Set down only those lines that fall from the line containing "Reproduce this chart with matplotlib." through the line containing "from matplotlib.ticker import", unchanged and without pictures.

**Listed entries:**
-- BEGIN --

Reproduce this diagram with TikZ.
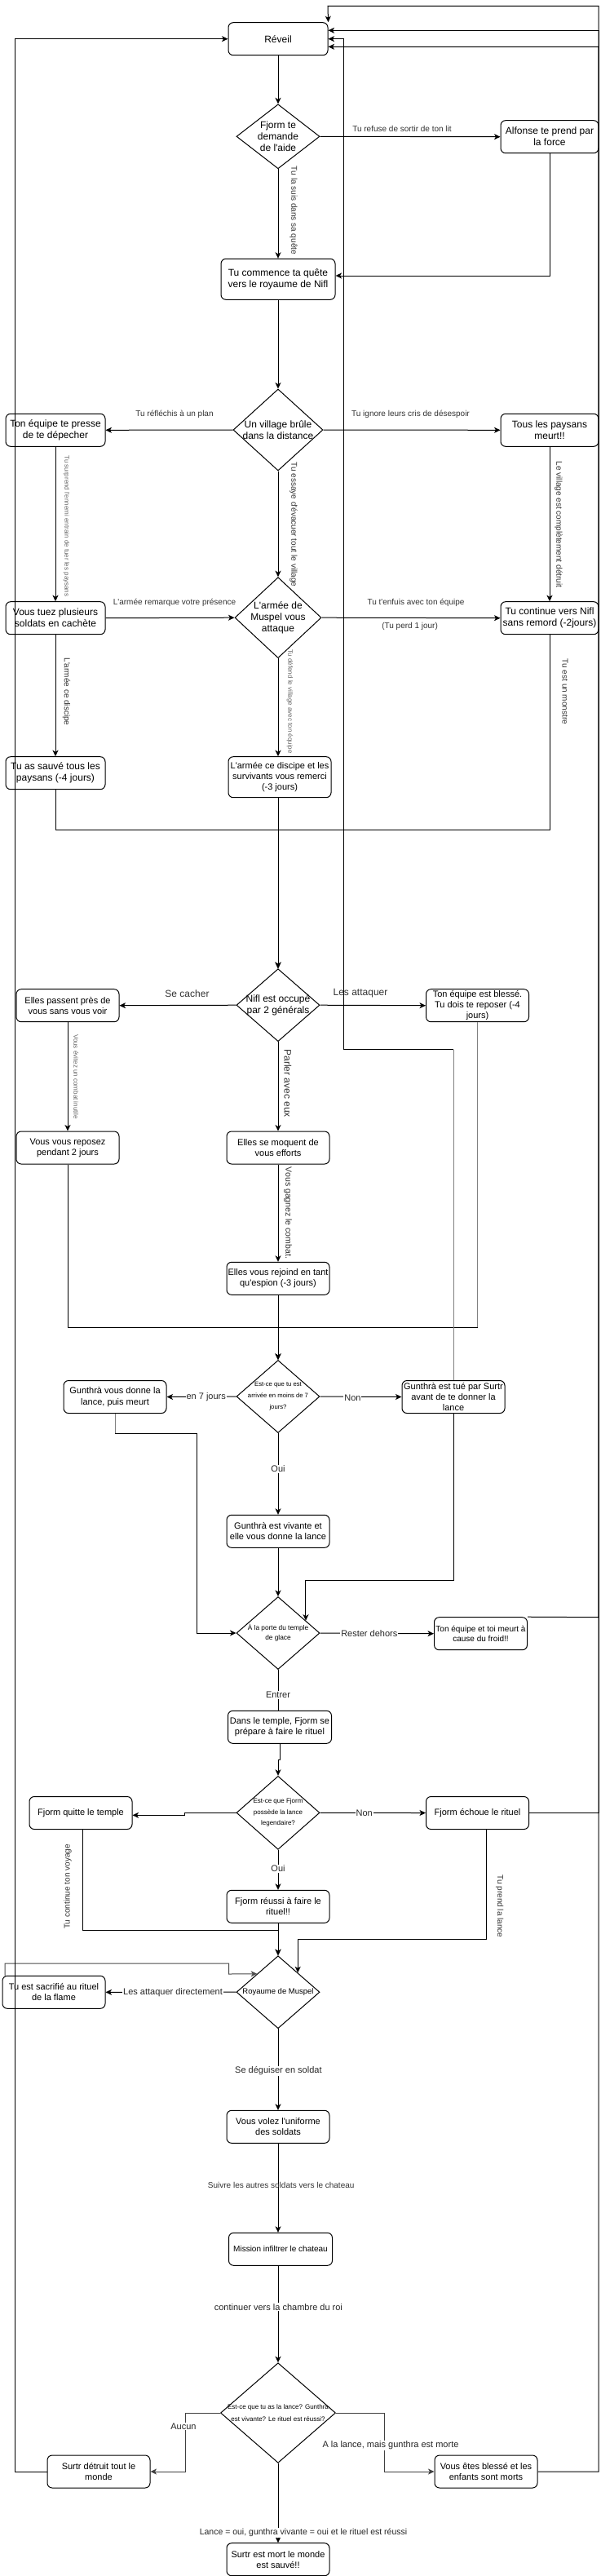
\documentclass[tikz,border=0pt]{standalone}
\usepackage{fontspec}
\setmainfont{Liberation Sans}[Ligatures=TeXOff]
\usetikzlibrary{arrows.meta,shapes.geometric,calc}
\definecolor{lblc}{HTML}{333333}
\definecolor{smallc}{HTML}{666666}
\definecolor{grayln}{HTML}{808080}
\newcommand\Bx[7]{\node[bx,minimum width=#4pt,minimum height=#5pt] (#1) at (#2,#3) {};\node[tx,#6] (#1t) at (#1) {#7};}
\newcommand\Dm[7]{\node[dm,minimum width=#4pt,minimum height=#5pt] (#1) at (#2,#3) {};\node[tx,#6] (#1t) at (#1) {#7};}
\begin{document}
\begin{tikzpicture}[x=1pt,y=-1pt,
  bx/.style={draw=black,line width=1pt,rounded corners=6pt,fill=white,inner sep=0pt},
  dm/.style={draw=black,line width=1pt,diamond,fill=white,inner sep=0pt},
  tx/.style={align=center,inner sep=0pt,text=black},
  ln/.style={draw=black,line width=1pt},
  gl/.style={draw=grayln},
  ar/.style={ln,-{Stealth[length=7.5pt,width=7pt,inset=2pt]}},
  f12/.style={font=\fontsize{12}{14}\selectfont},
  f11/.style={font=\fontsize{11}{13.3}\selectfont},
  f10/.style={font=\fontsize{10}{12.5}\selectfont},
  lb/.style={font=\fontsize{10}{12}\selectfont,text=lblc,inner sep=1pt},
  sl/.style={font=\fontsize{8}{10}\selectfont,text=smallc,inner sep=1pt},
  wl/.style={font=\fontsize{11}{13}\selectfont,text=black!85,fill=white,inner sep=1pt},
]
\useasboundingbox (0,0) rectangle (736,3158);
\fill[white] (0,0) rectangle (736,3158);

% ---------- nodes ----------
\Bx{rev}{341}{47.7}{122}{40}{f12}{Réveil}
\Dm{d1}{341}{167.3}{102}{79}{f12}{Fjorm te\\demande\\de l'aide}
\Bx{alf}{674}{167.7}{120}{40}{f12}{Alfonse te prend par\\la force}
\Bx{quest}{341}{342.3}{140}{50}{f12}{Tu commence ta quête\\vers le royaume de Nifl}
\Dm{d2}{341}{527}{110}{100}{f12}{Un village brûle\\dans la distance}
\Bx{presse}{68}{527.3}{122}{40}{f12}{Ton équipe te presse\\de te dépecher}
\Bx{pays}{674}{527.3}{120}{40}{f12}{Tous les paysans\\meurt!!}
\Dm{d3}{341}{757.2}{106}{99}{f12}{L'armée de\\Muspel vous\\attaque}
\Bx{tuez}{68}{757.7}{122}{40}{f12}{Vous tuez plusieurs\\soldats en cachète}
\Bx{cont}{674}{757.7}{120}{40}{f12}{Tu continue vers Nifl\\sans remord (-2jours)}
\Bx{sauve}{68}{947.7}{122}{40}{f12}{Tu as sauvé tous les\\paysans (-4 jours)}
\Bx{disc}{343}{952.7}{126}{50}{f11}{L'armée ce discipe et les\\survivants vous remerci\\(-3 jours)}
\Dm{d4}{341}{1232.2}{102}{89}{f12}{Nifl est occupé\\par 2 générals}
\Bx{elles}{83}{1232.7}{126}{40}{f11}{Elles passent près de\\vous sans vous voir}
\Bx{bless}{585.5}{1232.7}{126}{40}{f11}{Ton équipe est blessé.\\Tu dois te reposer (-4\\jours)}
\Bx{repos}{83}{1407}{126}{40}{f11}{Vous vous reposez\\pendant 2 jours}
\Bx{moq}{341}{1407}{126}{40}{f11}{Elles se moquent de\\vous efforts}
\Bx{rej}{341}{1567.3}{126}{40}{f11}{Elles vous rejoind en tant\\qu'espion (-3 jours)}
\Dm{d5}{341}{1712}{102}{89}{font=\fontsize{7.7}{14}\selectfont}{Est-ce que tu est\\arrivée en moins de 7\\jours?}
\Bx{gdon}{141}{1712.5}{126}{40}{f11}{Gunthrà vous donne la\\lance, puis meurt}
\Bx{gtue}{556}{1712.5}{126}{40}{f11}{Gunthrà est tué par Surtr\\avant de te donner la\\lance}
\Bx{gviv}{341}{1877.3}{126}{40}{f11}{Gunthrà est vivante et\\elle vous donne la lance}
\Dm{d6}{341}{2002}{102}{89}{font=\fontsize{8.3}{12.3}\selectfont}{À la porte du temple\\de glace}
\Bx{froid}{589.5}{2002.7}{114}{40}{f10}{Ton équipe et toi meurt à\\cause du froid!!}
\Bx{temple}{343}{2117.3}{127}{40}{f11}{Dans le temple, Fjorm se\\prépare à faire le rituel}
\Dm{d7}{341}{2222.3}{102}{90}{font=\fontsize{8}{13.5}\selectfont}{Est-ce que Fjorm\\possède la lance\\legendaire?}
\Bx{quitte}{99}{2222.5}{126}{40}{f11}{Fjorm quitte le temple}
\Bx{echoue}{585.5}{2222.5}{126}{40}{f11}{Fjorm échoue le rituel}
\Bx{reussi}{341}{2337.3}{126}{40}{f11}{Fjorm réussi à faire le\\rituel!!}
\Dm{d8}{341}{2442.2}{102}{89}{font=\fontsize{9.5}{11}\selectfont}{Royaume de Muspel}
\Bx{sacr}{66}{2442.3}{126}{40}{f11}{Tu est sacrifié au rituel\\de la flame}
\Bx{volez}{341}{2607.3}{126}{40}{f11}{Vous volez l'uniforme\\des soldats}
\Bx{miss}{344}{2757.3}{127}{40}{f10}{Mission infiltrer le chateau}
\Dm{d9}{341}{2958}{141}{122.6}{font=\fontsize{8}{15}\selectfont}{Est-ce que tu as la lance? Gunthra\\est vivante? Le rituel est réussi?}
\Bx{surtr}{121}{3030}{126}{40}{f11}{Surtr détruit tout le\\monde}
\Bx{bles2}{596}{3030}{126}{40}{f11}{Vous êtes blessé et les\\enfants sont morts}
\Bx{fin}{341}{3137.7}{126}{40}{f11}{Surtr est mort le monde\\est sauvé!!}

% ---------- helper coordinates ----------
\coordinate (j1) at (341,1017);
\coordinate (j2) at (341,1627.3);
\coordinate (d6ne) at ($(d6.north)!0.66!(d6.east)$);
\coordinate (d8ne) at ($(d8.north)!0.47!(d8.east)$);
\coordinate (d8nw) at ($(d8.north)!0.5!(d8.west)$);

% ---------- connectors ----------
\draw[ar] (rev.south) -- (d1.north);
\draw[ar] (d1.east) -- (alf.west);
\draw[ar] (d1.south) -- (quest.north);
\draw[ar] (alf.south) |- ([yshift=4.3pt]quest.east);
\draw[ar] (quest.south) -- (d2.north);
\draw[ar] (d2.west) -- (presse.east);
\draw[ar] (d2.east) -- (pays.west);
\draw[ar] (d2.south) -- (d3.north);
\draw[ar] (presse.south) -- (tuez.north);
\draw[ar] (pays.south) -- (cont.north);
\draw[ar] (tuez.east) -- (d3.west);
\draw[ar] (d3.east) -- (cont.west);
\draw[ar] (tuez.south) -- (sauve.north);
\draw[ar] (d3.south) -- (d3.south |- disc.north);
\draw[ar] (sauve.south) |- (j1) -- (d4.north);
\draw[ar] (cont.south) |- (j1) -- (d4.north);
\draw[ar] (disc.south -| d4.north) -- (d4.north);
\draw[ar] (d4.west) -- (elles.east);
\draw[ar] (d4.east) -- (bless.west);
\draw[ar] (elles.south) -- (repos.north);
\draw[ar] (d4.south) -- (moq.north);
\draw[ar] (moq.south) -- (rej.north);
\draw[ar] (repos.south) |- (j2) -- (d5.north);
\draw[ln,gl] (bless.south) -- (bless.south |- j2);
\draw[ar] (bless.south |- j2) -- (j2) -- (d5.north);
\draw[ar] (rej.south) -- (d5.north);
\draw[ar] (d5.west) -- (gdon.east);
\draw[ar] (d5.east) -- (gtue.west);
\draw[ar] (d5.south) -- (gviv.north);
\draw[ln,gl] (gtue.north) -- (556,1286.7);
\draw[ar] (556,1286.7) -- (421,1286.7) -- (421,47.7) -- (rev.east);
\draw[ln,gl] (gdon.south) -- (141,1757.3);
\draw[ar] (141,1757.3) -- (241,1757.3) |- (d6.west);
\draw[ar] (gviv.south) -- (d6.north);
\draw[ar] (gtue.south) |- ($(d6ne)+(0,-49.5)$) -- (d6ne);
\draw[ar] (d6.east) -- (froid.west);
\draw[ln] (d6.south) -- (d6.south |- temple.north);
\draw[ar] (temple.south) -- ++(0,19.4) -| (d7.north);
\draw[ar] (d7.west) -- (226,2222.3) -- (226,2225.3) -- ([yshift=-2.8pt]quitte.east);
\draw[ar] (d7.east) -- (echoue.west);
\draw[ar] (d7.south) -- (reussi.north);
\draw[ar] (reussi.south) -- (d8.north);
\draw[ar] ([xshift=2.5pt]quitte.south) |- (341,2366.7) -- (d8.north);
\draw[ar] ([xshift=11pt]echoue.south) |- ($(d8ne)+(0,-41)$) -- (d8ne);
\draw[ar] (echoue.east) -- (734,2222.5) -- (734,37.3) -- ([yshift=10.4pt]rev.east);
\draw[ar] (froid.north east) -- (734,1982.7) -- (734,57.3) -- ([yshift=-9.6pt]rev.east);
\draw[ar] (bles2.east) -- (734,3030) -- (734,7.3) -- (402,7.3) -- (rev.north east);
\draw[ar] (d8.west) -- (sacr.east);
\draw[ar,draw=black!70] ([xshift=3.7pt]sacr.north west) -- ++(0,-14.6) -| (280.7,2420) -- (d8nw);
\draw[ar] (d8.south) -- (volez.north);
\draw[ar] (volez.south) -- (volez.south |- miss.north);
\draw[ar] (miss.south -| d9.north) -- (d9.north);
\draw[ar,draw=black!75] (d9.west) -- (227.6,2958) -- (227.6,3030) -- (surtr.east);
\draw[ar,draw=black!75] (d9.east) -- (471.8,2958) -- (471.8,3030) -- (bles2.west);
\draw[ar] (d9.south) -- (fin.north);
\draw[ar] (surtr.west) -- (18,3030) -- (18,47.7) -- (rev.west);

% ---------- labels ----------
\node[lb] (l1) at (493,158) {Tu refuse de sortir de ton lit};
\node[lb,rotate=-90] (l2) at (360,258) {Tu la suis dans sa quête};
\node[lb] (l3) at (214,508) {Tu réfléchis à un plan};
\node[lb] (l4) at (503.5,508) {Tu ignore leurs cris de désespoir};
\node[lb,rotate=-90] (l5) at (360,643) {Tu essaye d'évacuer tout le village};
\node[sl,rotate=-90] (l6) at (81.5,645) {Tu surprend l'ennemi entrain de tuer les paysans};
\node[lb,rotate=-90] (l7) at (685,643) {Le village est complètement détruit};
\node[lb] (l8) at (214,739) {L'armée remarque votre présence};
\node[lb] (l9) at (510,739) {Tu t'enfuis avec ton équipe};
\node[lb] (l10) at (502.6,768) {(Tu perd 1 jour)};
\node[lb,rotate=-90] (l11) at (81.5,848) {L'armée ce discipe};
\node[sl,rotate=-90] (l12) at (355.6,860) {Tu défend le village avec ton équipe};
\node[lb,rotate=-90] (l13) at (693,848) {Tu est un monstre};
\node[lb,f12] (l14) at (229.5,1217.7) {Se cacher};
\node[lb,f12] (l15) at (442,1217.7) {Les attaquer};
\node[sl,rotate=-90] (l16) at (93.4,1320) {Vous évitez un combat inutile};
\node[lb,f12,rotate=-90] (l17) at (353,1328) {Parler avec eux};
\node[lb,font=\fontsize{10.5}{12}\selectfont,rotate=-90] (l18) at (353,1487) {Vous gagnez le combat.};
\node[wl] (l19) at (252.7,1713) {en 7 jours};
\node[wl] (l20) at (432.4,1714) {Non};
\node[wl] (l21) at (341,1801) {Oui};
\node[wl] (l22) at (452.8,2002.3) {Rester dehors};
\node[wl] (l23) at (341,2078) {Entrer};
\node[wl] (l24) at (446.7,2223) {Non};
\node[wl] (l25) at (341,2290.7) {Oui};
\node[lb,rotate=90] (l26) at (83,2313) {Tu continue ton voyage};
\node[lb,rotate=-90] (l27) at (612.6,2337) {Tu prend la lance};
\node[wl] (l28) at (212,2442.7) {Les attaquer directement};
\node[wl] (l29) at (341.4,2539) {Se déguiser en soldat};
\node[lb] (l30) at (344.7,2679) {Suivre les autres soldats vers le chateau};
\node[wl] (l31) at (341.4,2828.3) {continuer vers la chambre du roi};
\node[wl] (l32) at (225,2974.3) {Aucun};
\node[wl] (l33) at (479,2997.7) {A la lance, mais gunthra est morte};
\node[wl,font=\fontsize{10.5}{12}\selectfont] (l34) at (372,3105) {Lance = oui, gunthra vivante = oui et le rituel est réussi};
\end{tikzpicture}
\end{document}
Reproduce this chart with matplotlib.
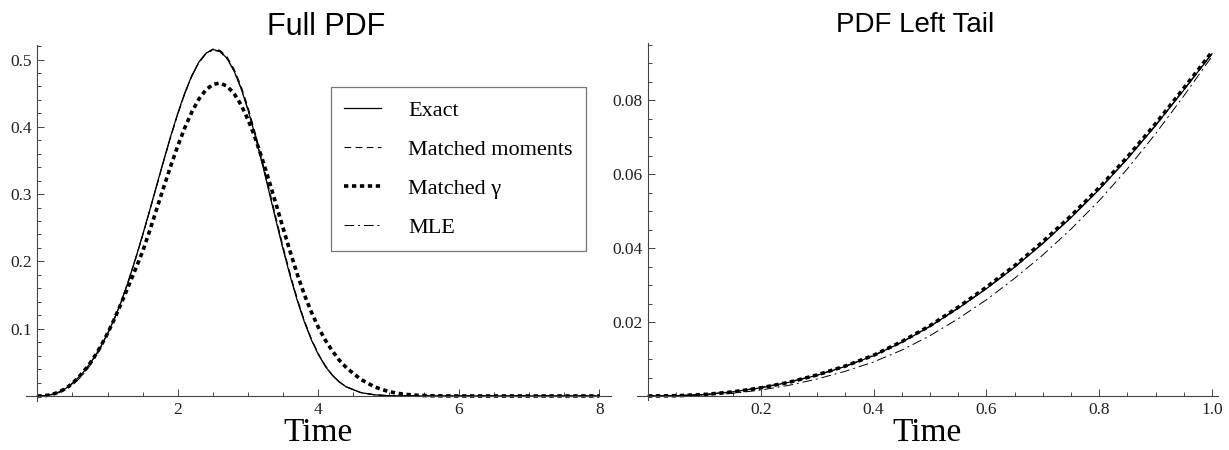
import matplotlib
matplotlib.use('Agg')
import matplotlib.pyplot as plt
from matplotlib.ticker import MultipleLocator, FuncFormatter

# time grid (fine over the left tail, coarser where the curves are flat)
time = [0.0, 0.05, 0.1, 0.15, 0.2, 0.25, 0.3, 0.35, 0.4, 0.45, 0.5,
        0.55, 0.6, 0.65, 0.7, 0.75, 0.8, 0.85, 0.9, 0.95, 1.0,
        1.1, 1.2, 1.3, 1.4, 1.5, 1.6, 1.7, 1.8, 1.9, 2.0,
        2.1, 2.2, 2.3, 2.4, 2.5, 2.6, 2.7, 2.8, 2.9, 3.0,
        3.1, 3.2, 3.3, 3.4, 3.5, 3.6, 3.7, 3.8, 3.9, 4.0,
        4.1, 4.2, 4.3, 4.4,
        4.6, 4.8, 5.0, 5.2, 5.4, 5.6, 5.8, 6.0, 7.0, 8.0]

exact = [0, 0.00008, 0.0004, 0.0011, 0.0022, 0.0037, 0.0056, 0.0080, 0.0109, 0.0145, 0.0188,
         0.0237, 0.0290, 0.0348, 0.0412, 0.0482, 0.0558, 0.0641, 0.0731, 0.0827, 0.0925,
         0.1155, 0.1414, 0.1717, 0.2046, 0.2396, 0.2761, 0.3134, 0.3506, 0.3867, 0.4203,
         0.4506, 0.4763, 0.4962, 0.5093, 0.5148, 0.5123, 0.5017, 0.4831, 0.4572, 0.4247,
         0.3873, 0.3460, 0.3030, 0.2595, 0.2174, 0.1779, 0.1420, 0.1105, 0.0836, 0.0617,
         0.0441, 0.0306, 0.0206, 0.0134,
         0.0051, 0.0017, 0.0005, 0.0001, 0, 0, 0, 0, 0, 0]

moments = [0, 0.00009, 0.00042, 0.00115, 0.0023, 0.0038, 0.0057, 0.0081, 0.0110, 0.0146, 0.0189,
           0.0238, 0.0291, 0.0349, 0.0413, 0.0483, 0.0559, 0.0642, 0.0732, 0.0828, 0.0926,
           0.1156, 0.1413, 0.1712, 0.2038, 0.2385, 0.2748, 0.3120, 0.3492, 0.3853, 0.4190,
           0.4495, 0.4755, 0.4958, 0.5094, 0.5155, 0.5137, 0.5040, 0.4861, 0.4608, 0.4289,
           0.3918, 0.3506, 0.3075, 0.2637, 0.2212, 0.1812, 0.1447, 0.1126, 0.0852, 0.0628,
           0.0449, 0.0312, 0.0210, 0.0137,
           0.0053, 0.0018, 0.0005, 0.0001, 0, 0, 0, 0, 0, 0]

matched_gamma = [0, 0.00008, 0.0004, 0.0011, 0.0022, 0.0037, 0.0057, 0.0081, 0.0110, 0.0147, 0.0190,
                 0.0240, 0.0294, 0.0352, 0.0417, 0.0487, 0.0563, 0.0646, 0.0736, 0.0832, 0.0930,
                 0.1150, 0.1390, 0.1640, 0.1890, 0.2150, 0.2455, 0.2780, 0.3105, 0.3420, 0.3717,
                 0.3987, 0.4221, 0.4411, 0.4549, 0.4630, 0.4650, 0.4604, 0.4496, 0.4328, 0.4106,
                 0.3837, 0.3528, 0.3195, 0.2845, 0.2490, 0.2143, 0.1810, 0.1510, 0.1250, 0.1020,
                 0.0830, 0.0670, 0.0530, 0.0420,
                 0.0250, 0.0135, 0.0065, 0.0028, 0.0011, 0.0004, 0.0001, 0, 0, 0]

mle = [0, 0.00004, 0.00025, 0.0007, 0.0016, 0.0029, 0.0046, 0.0067, 0.0092, 0.0124, 0.0163,
       0.0209, 0.0260, 0.0318, 0.0381, 0.0451, 0.0528, 0.0614, 0.0709, 0.0811, 0.0918,
       0.1160, 0.1425, 0.1725, 0.2050, 0.2395, 0.2756, 0.3126, 0.3495, 0.3854, 0.4190,
       0.4492, 0.4750, 0.4950, 0.5082, 0.5138, 0.5115, 0.5012, 0.4830, 0.4574, 0.4252,
       0.3880, 0.3470, 0.3042, 0.2608, 0.2187, 0.1791, 0.1431, 0.1114, 0.0843, 0.0622,
       0.0445, 0.0309, 0.0208, 0.0135,
       0.0052, 0.0017, 0.0005, 0.0001, 0, 0, 0, 0, 0, 0]

labels = ["Exact", "Matched moments", "Matched \u03b3", "MLE"]

plt.rcParams['font.family'] = ['Liberation Serif', 'DejaVu Serif']

W, H = 1229, 450
fig = plt.figure(figsize=(W / 100, H / 100), dpi=100)
ax1 = fig.add_axes([26.06 / W, (H - 400.7) / H, 584.5 / W, 356.0 / H])
ax2 = fig.add_axes([636.7 / W, (H - 399.7) / H, 580.9 / W, 357.0 / H])


def draw(ax, n):
    t = time[:n]
    ax.plot(t, exact[:n], color='black', lw=0.9, label=labels[0])
    ax.plot(t, moments[:n], color='black', lw=0.8, dashes=(6, 4), label=labels[1])
    ax.plot(t, matched_gamma[:n], color='black', lw=2.6, dashes=(1.2, 1.0),
            dash_capstyle='butt', label=labels[2])
    ax.plot(t, mle[:n], color='black', lw=0.7, dashes=(10, 4, 2, 4), label=labels[3])


def style(ax, xmaj, xmin, ymaj, ymin, xfmt, yfmt):
    for s in ['top', 'right']:
        ax.spines[s].set_visible(False)
    for s in ['left', 'bottom']:
        ax.spines[s].set_position(('data', 0))
        ax.spines[s].set_color('#444444')
        ax.spines[s].set_linewidth(0.8)
    ax.xaxis.set_major_locator(MultipleLocator(xmaj))
    ax.xaxis.set_minor_locator(MultipleLocator(xmin))
    ax.yaxis.set_major_locator(MultipleLocator(ymaj))
    ax.yaxis.set_minor_locator(MultipleLocator(ymin))
    ax.xaxis.set_major_formatter(FuncFormatter(lambda v, p: '' if abs(v) < 1e-9 else xfmt % v))
    ax.yaxis.set_major_formatter(FuncFormatter(lambda v, p: '' if abs(v) < 1e-9 else yfmt % v))
    ax.tick_params(which='both', direction='in', colors='#444444', labelcolor='#222222',
                   labelsize=12.5, width=0.7)
    ax.tick_params(which='major', length=5, pad=4)
    ax.tick_params(which='minor', length=3)
    ax.set_xlabel('Time', fontsize=24, labelpad=0)


draw(ax1, len(time))
ax1.set_xlim(-0.16, 8.16)
ax1.set_ylim(-0.007, 0.522)
style(ax1, 2, 0.5, 0.1, 0.02, '%d', '%.1f')
ax1.set_title('Full PDF', fontfamily='Liberation Sans', fontsize=22, pad=7, x=0.514)

draw(ax2, 21)
ax2.set_xlim(-0.02, 1.01)
ax2.set_ylim(-0.001, 0.0955)
style(ax2, 0.2, 0.05, 0.02, 0.005, '%.1f', '%.2f')
ax2.set_title('PDF Left Tail', fontfamily='Liberation Sans', fontsize=20, pad=8, x=0.479)

leg = ax1.legend(loc='upper left', bbox_to_anchor=(331 / W, 1 - 87 / H),
                 bbox_transform=fig.transFigure, frameon=True, fancybox=False,
                 edgecolor='#555555', fontsize=16, handlelength=1.67, handletextpad=1.2,
                 labelspacing=0.83, borderpad=0.6, borderaxespad=0)
leg.get_frame().set_linewidth(0.9)

fig.savefig('out.png', dpi=100)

-- END --

**Solution:**
Reproduce this chart with matplotlib.
import matplotlib
matplotlib.use('Agg')
import matplotlib.pyplot as plt
from matplotlib.ticker import MultipleLocator, FuncFormatter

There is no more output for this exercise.